After the PAT, 2:39 remained before Trombone Time and one press-box observer opined that the Roughriders’ body language showed dejection and defeatism.

If that was the case, they suddenly burst out of that emotional downtown several minutes into the second half after both offenses could produce nothing but punts. And one press box observer pointed out that much of the reversal of tide involved Gilmer penalties.

The failed Center Comeback began when a ‘Rider returned a punt a nifty 21 yards to his 43. Two runs gained a combined 12 yards before the Buckeyes drew a 15-yard pass interference infraction to their 30.

On the fourth play afterward, the Roughriders converted on fourth-down to the 18 right before Gilmer drew a 9-yard penalty to the 9. And on the next play, Center’s Timothy Johnson screamed, at startling speed, to the left to tally with 1:01 left in the third.

Suddenly, it was 20-14, but fans didn’t know the evening’s scoring had ceased.
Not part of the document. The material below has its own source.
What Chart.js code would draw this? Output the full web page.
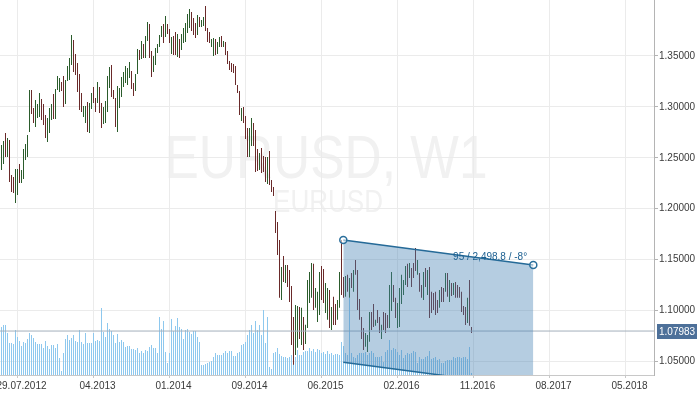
<!DOCTYPE html>
<html lang="en">
<head>
<meta charset="UTF-8">
<title>EURUSD, W1</title>
<script src="https://cdn.jsdelivr.net/npm/chart.js"></script>
<style>
  html, body { margin: 0; padding: 0; background: #fff; }
  canvas { display: block; }
</style>
</head>
<body>
<canvas id="chartCanvas" width="700" height="394"></canvas>
<script>
// weekly bars, one per week from mid 2012 to 11.2016 (index = week number)
const highs = [
  1.2626,1.2665,1.2744,1.2695,1.2675,1.2331,1.2312,1.2390,1.2390,1.2440,
  1.2381,1.2587,1.2636,1.2724,1.3166,1.3166,1.2989,1.3068,1.3029,1.3137,
  1.3078,1.3029,1.2921,1.2891,1.2989,1.3029,1.3127,1.3176,1.3304,1.3284,
  1.3245,1.3304,1.3264,1.3402,1.3480,1.3706,1.3657,1.3520,1.3431,1.3323,
  1.3137,1.3009,1.3009,1.3048,1.3039,1.3137,1.3196,1.3088,1.3245,1.3196,
  1.3039,1.2999,1.3058,1.3304,1.3392,1.3412,1.3166,1.3088,1.3206,1.3186,
  1.3294,1.3343,1.3402,1.3382,1.3441,1.3353,1.3235,1.3323,1.3569,1.3559,
  1.3647,1.3618,1.3696,1.3834,1.3814,1.3549,1.3500,1.3579,1.3618,1.3706,
  1.3795,1.3814,1.3893,1.3814,1.3765,1.3687,1.3696,1.3736,1.3716,1.3667,
  1.3716,1.3775,1.3824,1.3913,1.3962,1.3932,1.3873,1.3824,1.3903,1.3883,
  1.3854,1.3883,1.3991,1.3775,1.3736,1.3667,1.3677,1.3667,1.3638,1.3687,
  1.3696,1.3647,1.3638,1.3549,1.3451,1.3431,1.3422,1.3402,1.3215,1.3156,
  1.2989,1.2999,1.2911,1.2793,1.2793,1.2891,1.2842,1.2773,1.2587,1.2548,
  1.2597,1.2518,1.2508,1.2508,1.2567,1.2282,1.2214,1.1978,1.1870,1.1693,
  1.1428,1.1536,1.1448,1.1448,1.1399,1.1241,1.0937,1.1055,1.1045,1.1035,
  1.1026,1.0937,1.0859,1.1300,1.1379,1.1467,1.1458,1.1222,1.1183,1.1379,
  1.1438,1.1408,1.1271,1.1222,1.1202,1.1035,1.1134,1.1065,1.1104,1.1379,
  1.1693,1.1330,1.1340,1.1350,1.1320,1.1369,1.1399,1.1497,1.1399,1.1114,
  1.0937,1.0829,1.0780,1.0760,1.0986,1.0986,1.1065,1.0908,1.1006,1.0937,
  1.0859,1.0986,1.0976,1.0957,1.1251,1.1379,1.1251,1.1124,1.1074,1.1222,
  1.1350,1.1300,1.1438,1.1458,1.1467,1.1418,1.1467,1.1615,1.1497,1.1369,
  1.1251,1.1379,1.1418,1.1399,1.1428,1.1183,1.1173,1.1183,1.1104,1.1202,
  1.1232,1.1222,1.1369,1.1369,1.1300,1.1271,1.1271,1.1281,1.1251,1.1232,
  1.1183,1.1045,1.1035,1.1124,1.1300,1.0839
];
const lows = [
  1.2381,1.2440,1.2508,1.2508,1.2263,1.2165,1.2155,1.2057,1.2135,1.2253,
  1.2253,1.2292,1.2479,1.2508,1.2754,1.2931,1.2842,1.2803,1.2891,1.2901,
  1.2872,1.2823,1.2695,1.2656,1.2744,1.2872,1.2881,1.2881,1.3166,1.3147,
  1.3156,1.2999,1.3029,1.3255,1.3264,1.3412,1.3343,1.3314,1.3147,1.2970,
  1.2950,1.2901,1.2842,1.2754,1.2744,1.2980,1.3039,1.2950,1.3039,1.2940,
  1.2793,1.2832,1.2842,1.2950,1.3186,1.3097,1.3078,1.2803,1.2754,1.2989,
  1.3097,1.3196,1.3235,1.3215,1.3284,1.3176,1.3107,1.3156,1.3323,1.3461,
  1.3471,1.3480,1.3480,1.3647,1.3480,1.3294,1.3343,1.3412,1.3530,1.3588,
  1.3687,1.3628,1.3687,1.3716,1.3628,1.3520,1.3510,1.3510,1.3490,1.3480,
  1.3559,1.3628,1.3638,1.3726,1.3775,1.3746,1.3706,1.3677,1.3706,1.3785,
  1.3785,1.3795,1.3746,1.3638,1.3628,1.3588,1.3500,1.3510,1.3520,1.3588,
  1.3588,1.3588,1.3510,1.3422,1.3363,1.3343,1.3333,1.3215,1.3137,1.2921,
  1.2862,1.2842,1.2685,1.2508,1.2508,1.2616,1.2616,1.2361,1.2371,1.2381,
  1.2351,1.2361,1.2263,1.2243,1.2233,1.2165,1.2125,1.1762,1.1546,1.1124,
  1.1104,1.1281,1.1271,1.1232,1.1084,1.0662,1.0466,1.0564,1.0633,1.0721,
  1.0662,1.0613,1.0672,1.0829,1.1074,1.1124,1.1006,1.1026,1.0888,1.0957,
  1.1104,1.1074,1.0976,1.0908,1.0829,1.0809,1.0858,1.0858,1.0908,1.1026,
  1.1153,1.1124,1.1134,1.1183,1.1124,1.1222,1.1183,1.1350,1.1006,1.0908,
  1.0721,1.0613,1.0643,1.0593,1.0692,1.0809,1.0839,1.0849,1.0878,1.0780,
  1.0721,1.0809,1.0780,1.0829,1.0829,1.0996,1.1084,1.0927,1.0829,1.0839,
  1.1065,1.1153,1.1251,1.1232,1.1320,1.1232,1.1320,1.1389,1.1350,1.1183,
  1.1124,1.1104,1.1232,1.1153,1.0927,1.0976,1.1006,1.0957,1.0976,1.1026,
  1.1084,1.1084,1.1183,1.1134,1.1084,1.1143,1.1153,1.1124,1.1124,1.1124,
  1.0986,1.0957,1.0858,1.0878,1.0849,1.0780
];
// 1 = bullish week, -1 = bearish week
const direction = [
   1, 1,-1, 1,-1,-1,-1, 1, 1,-1,
   1, 1, 1, 1, 1,-1,-1, 1, 1, 1,
  -1,-1,-1, 1, 1, 1,-1, 1, 1, 1,
  -1,-1, 1, 1, 1, 1,-1,-1,-1,-1,
  -1, 1, 1,-1, 1, 1,-1,-1, 1,-1,
  -1, 1, 1, 1, 1,-1,-1,-1, 1, 1,
   1, 1, 1, 1, 1,-1,-1, 1, 1,-1,
   1,-1, 1, 1,-1,-1, 1, 1, 1, 1,
   1,-1, 1,-1,-1, 1,-1,-1, 1,-1,
   1, 1, 1, 1, 1,-1,-1,-1, 1,-1,
   1, 1,-1,-1,-1, 1, 1,-1, 1, 1,
  -1, 1,-1,-1,-1,-1,-1,-1,-1,-1,
   1,-1,-1,-1, 1, 1,-1,-1,-1, 1,
  -1,-1,-1, 1,-1,-1,-1,-1,-1,-1,
   1,-1, 1,-1,-1,-1,-1, 1, 1,-1,
   1,-1, 1, 1, 1, 1,-1, 1, 1, 1,
  -1,-1, 1, 1,-1, 1,-1,-1, 1, 1,
  -1,-1, 1,-1, 1,-1, 1,-1,-1,-1,
  -1,-1, 1, 1, 1,-1,-1, 1,-1,-1,
   1,-1,-1,-1, 1, 1,-1,-1, 1, 1,
   1, 1, 1,-1, 1,-1,-1,-1, 1,-1,
  -1, 1,-1, 1,-1,-1,-1,-1,-1, 1,
  -1,-1, 1,-1, 1,-1, 1,-1,-1,-1,
  -1,-1,-1, 1,-1,-1
];
// tick volume, thousands
const volumes = [
  48,50,50,42,32,32,31,45,38,34, 29,33,32,36,42,40,37,33,31,31,
  31,27,34,29,26,30,30,27,31,17,  4,22,36,40,35,37,40,34,33,45,
  33,31,42,32,32,32,42,34,35,34, 67,43,38,52,46,44,40,32,41,33,
  35,33,28,29,29,26,26,25,27,22, 24,22,25,24,28,30,27,27,22,58,
  46,54,23,12,22,56,44,49,57,48, 46,36,45,46,43,41,44,44,38,33,
  10,10,11,12,13,14,18,22,20,20, 20,22,24,22,24,24,19,19,22,23,
  30,31,33,40,45,50,42,54,45,50, 40,65,32,58, 8, 6,22,23,27,21,
  19,18,18,17,18,20,22,18,25,20, 20,23,24,24,27,24,26,23,26,25,
  22,23,21,24,21,22,20,21,21,20, 33,29,22,20,77,22,18,17,20,22,
  22,22,23,20,22,24,22,18,18,18, 19,13,23,25,35,25,27,26,23,20,
  25,17,20,22,21,22,24,23,12,18, 16,16,18,19,24,16,17,18,15,16,
  12,12,14,15,15,15,18,17,18,18, 17,18,18,16,28, 2
];

const dateTicks = [8, 46, 84, 122, 160, 198, 236, 274, 312];
const dateLabels = ['29.07.2012', '04.2013', '01.2014', '09.2014', '06.2015', '02.2016', '11.2016', '08.2017', '05.2018'];
const priceTicks = [1.05, 1.10, 1.15, 1.20, 1.25, 1.30, 1.35];
const lastPrice = 1.07983;

// drawn channel (bar index / price)
const channelX = [170.9, 265.9];
const channelTopY = [1.1692, 1.1447];
const channelBottomY = [1.0491, 1.0246];
const channelText = '95 / 2,498.8 / -8\u00b0';
const channelTextAt = [225.8, 1.1497];

const xMin = -0.75, xMax = 326.25;
const yMin = 1.03664, yMax = 1.405;

const upColor = '#2b5c2c';
const downColor = '#6a2a2a';
const volColor = '#8ec8ee';
const gridColor = '#ebebeb';
const textColor = '#3a3a3a';
const labelFont = { family: '"Liberation Sans", Arial, sans-serif', size: 10 };

const watermark = {
  id: 'watermark',
  beforeDraw(chart) {
    const ctx = chart.ctx;
    ctx.save();
    ctx.fillStyle = '#f1f1f1';
    ctx.textAlign = 'center';
    ctx.textBaseline = 'alphabetic';
    ctx.translate(326, 178);
    ctx.scale(0.83, 1);
    ctx.font = '62px "Liberation Sans", Arial, sans-serif';
    ctx.fillText('EURUSD, W1', 0, 0);
    ctx.restore();
    ctx.save();
    ctx.fillStyle = '#f1f1f1';
    ctx.textAlign = 'center';
    ctx.translate(328, 212);
    ctx.scale(0.84, 1);
    ctx.font = '31px "Liberation Sans", Arial, sans-serif';
    ctx.fillText('EURUSD', 0, 0);
    ctx.restore();
  }
};

const labels = {
  id: 'labels',
  afterDraw(chart) {
    const ctx = chart.ctx;
    const xs = chart.scales.x, ys = chart.scales.y;
    // channel measurement text
    ctx.save();
    ctx.fillStyle = '#1d6091';
    ctx.font = '10px "Liberation Sans", Arial, sans-serif';
    ctx.textAlign = 'left';
    ctx.textBaseline = 'alphabetic';
    ctx.fillText(channelText, xs.getPixelForValue(channelTextAt[0]), ys.getPixelForValue(channelTextAt[1]));
    // last price tag
    const py = ys.getPixelForValue(lastPrice);
    ctx.fillStyle = '#4d7099';
    ctx.fillRect(chart.chartArea.right + 3, Math.round(py) - 7, 40, 15);
    ctx.fillStyle = '#ffffff';
    ctx.textBaseline = 'middle';
    ctx.fillText(lastPrice.toFixed(5), chart.chartArea.right + 5, Math.round(py) + 1);
    ctx.restore();
  }
};

const ctx = document.getElementById('chartCanvas').getContext('2d');
new Chart(ctx, {
  type: 'bar',
  data: {
    datasets: [
      {
        type: 'line',
        label: 'channel top',
        data: channelX.map((x, i) => ({ x: x, y: channelTopY[i] })),
        borderColor: '#256a98',
        borderWidth: 1.5,
        backgroundColor: 'rgba(70,130,180,0.4)',
        fill: '+1',
        pointRadius: 3.5,
        pointBorderWidth: 1.5,
        pointBorderColor: '#2a6f9c',
        pointBackgroundColor: 'rgba(255,255,255,0.55)',
        order: 1
      },
      {
        type: 'line',
        label: 'channel bottom',
        data: channelX.map((x, i) => ({ x: x, y: channelBottomY[i] })),
        borderColor: '#256a98',
        borderWidth: 1.5,
        pointRadius: 0,
        fill: false,
        order: 0
      },
      {
        type: 'line',
        label: 'last price',
        data: [{ x: xMin, y: lastPrice }, { x: xMax, y: lastPrice }],
        borderColor: '#a3afbb',
        borderWidth: 1,
        pointRadius: 0,
        fill: false,
        order: 3
      },
      {
        label: 'EURUSD',
        data: highs.map((h, i) => ({ x: i, y: [lows[i], h] })),
        backgroundColor: direction.map(d => d > 0 ? upColor : downColor),
        barThickness: 1,
        maxBarThickness: 1,
        inflateAmount: 0,
        grouped: false,
        borderWidth: 0,
        yAxisID: 'y',
        order: 4
      },
      {
        label: 'Volume',
        data: volumes.map((v, i) => ({ x: i, y: v })),
        backgroundColor: volColor,
        barThickness: 1,
        maxBarThickness: 1,
        inflateAmount: 0,
        grouped: false,
        borderWidth: 0,
        yAxisID: 'yv',
        order: 5
      }
    ]
  },
  options: {
    responsive: false,
    animation: false,
    layout: { padding: 0, autoPadding: false },
    plugins: {
      legend: { display: false },
      tooltip: { enabled: false }
    },
    scales: {
      x: {
        type: 'linear',
        min: xMin,
        max: xMax,
        offset: false,
        afterBuildTicks: s => { s.ticks = dateTicks.map(v => ({ value: v })); },
        afterFit: s => { s.height = 19; s.paddingLeft = 0; s.paddingRight = 0; },
        ticks: {
          autoSkip: false,
          maxRotation: 0,
          labelOffset: 4,
          padding: 2,
          color: textColor,
          font: labelFont,
          callback: (v, i) => dateLabels[i]
        },
        grid: { color: gridColor, tickLength: 3, tickColor: '#c8c8c8', offset: false },
        border: { color: '#c8c8c8' }
      },
      y: {
        type: 'linear',
        position: 'right',
        min: yMin,
        max: yMax,
        afterBuildTicks: s => { s.ticks = priceTicks.map(v => ({ value: v })); },
        afterFit: s => { s.width = 46; s.paddingTop = 0; s.paddingBottom = 0; },
        ticks: {
          padding: 1,
          color: textColor,
          font: labelFont,
          callback: v => v.toFixed(5)
        },
        grid: { color: gridColor, tickLength: 4, tickColor: '#b4b4b4' },
        border: { color: '#b4b4b4' }
      },
      yv: {
        type: 'linear',
        display: false,
        min: 0,
        max: 375
      }
    }
  },
  plugins: [watermark, labels]
});
</script>
</body>
</html>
The drama, though, hadn’t.

In the fourth quarter, a Buckeye punt to the Center 14 began a Trail of Tears for the ‘Riders.

They would roll to the Buckeye 30 (greatly aided by another pass interference penalty, this one of 15 yards), only to have a measurement show they’d fallen just short of converting on fourth down with 6:04 left.

Gilmer went 3-and-out and then bonked a poor punt of only 25 yards, which sailed out of bounds at its 49. Center, presented with the opportunity to successfully complete its revival, instead drew a 5-yard penalty, threw an incompletion, and then suffered that aforementioned fateful fluke fumble.

And with that, they finished the season off-Center.